Aurora Borealis
1 September 2014 CFA Institute Journal Review

Trading Income and Bank Charter Value during the Financial Crisis: Does Derivative Dealer Designation Matter? (Digest Summary)

  1. Victor E. Jarosiewicz, CFA

Derivatives trading activities slightly lowered the earnings and value of bank holding companies (BHCs) actively trading derivatives during the last decade (2001–2011), except for those BHCs that are designated derivatives dealers (dealer banks).

What’s Inside?

A number of bank holding companies (BHCs) have increased derivatives trading activities over the past decade, but earnings from those activities have been very volatile, which has resulted in little incremental impact on valuation (as measured by Tobin’s q, a market-to-book value measure). In particular, during the 2007–09 financial crisis, most of the BHCs in the study experienced aggregate derivatives trading losses. Most of the trading has been concentrated in a small number of firms. Among those firms, dealer banks (i.e., designated derivatives dealers) tend to be larger banks, and their trading earnings volatility is significantly lower than for nondealer banks.

How Is This Research Useful to Practitioners?

The authors state that some believe derivatives trading has become a potential source of bank charter value. Their study provides some evidence to the contrary and supports the notion that derivatives trading activity by banks has been driven by profit rather than for hedging purposes.

The variable of interest is the impact of derivatives trading income on charter value (as proxied by Tobin’s q). Overall, the impact is slightly negative, but the findings are not statistically significant. Once a flag is included to identify designated derivatives dealers, two things change: The overall impact becomes statistically significant and the impact just for derivatives dealers becomes positive and statistically significant.

Stratifying the BHCs in the study into quartiles of Tobin’s q reveals some differences between the highest and lowest quartiles. The largest differences are in the amount of trading derivatives (the lowest quartile of Tobin’s q has the highest value of trading derivatives, indicating a negative relationship). Unfortunately, none of the quartile results are statistically significant.

The findings reverse in a robustness check that uses the ratio of core deposits to total deposits instead of Tobin’s q as the dependent variable. The authors believe that the reversal is because of the general downward trend in Tobin’s q for those banks compared with the sharp increase in core deposits since 2007.

How Did the Authors Conduct This Research?

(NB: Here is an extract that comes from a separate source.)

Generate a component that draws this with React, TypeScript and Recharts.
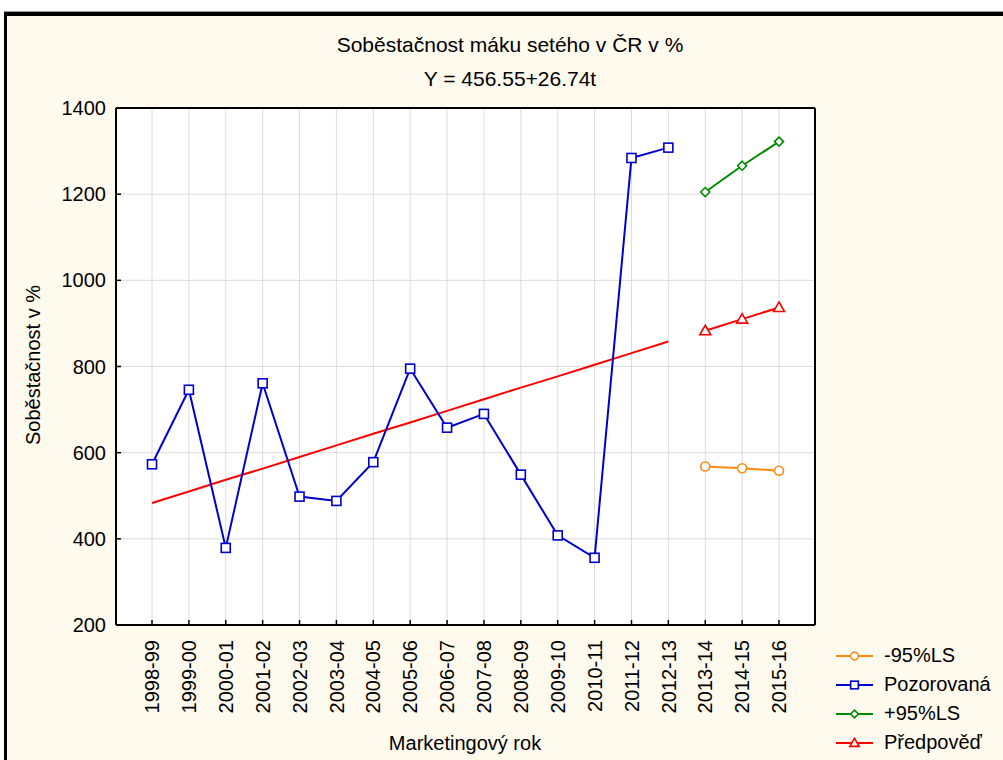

The motivation for the study comes partly from the growth in derivatives trading by banks coupled with the significant losses experienced during the financial crisis. Attention from regulators, media, and investors has also drawn notice to derivatives trading.

The authors’ main questions revolve around bank charter value and the impact of derivatives trading income on it. The authors determine a scaled relationship between Tobin’s q and bank charter value, and then they measure Tobin’s q using stock market data for publicly traded BHCs.

The BHCs in the study are identified from a list of the top 50 BHCs reported by the Federal Financial Institutions Examination Council (FFIEC), which results in 18 publicly traded BHCs with large derivatives activity. An additional 9 are found by relaxing the “top 50” criterion, which creates a final sample of 27 BHCs.

Financial statements and details on derivatives trading are analyzed for the first quarter of 2001 through the third quarter of 2011. The authors believe this time period represents a full cycle from economic expansion (the housing bubble) to bust and financial crisis, all while the bank industry concentration in derivatives trading remained high.

Abstractor’s Viewpoint

Ultimately, the findings are not very strong. Derivatives trading does not appear to affect charter value much at all. Given that derivatives dealers would have significantly more volume in trading derivatives than individual banks engaging in trading, and that they would also commit more resources to managing the risks of such positions, it is not surprising that the dealer designation slightly improves charter value. The other banks that are speculating are essentially playing against the house (the dealer banks), and as the saying goes, in the long run, the house always wins.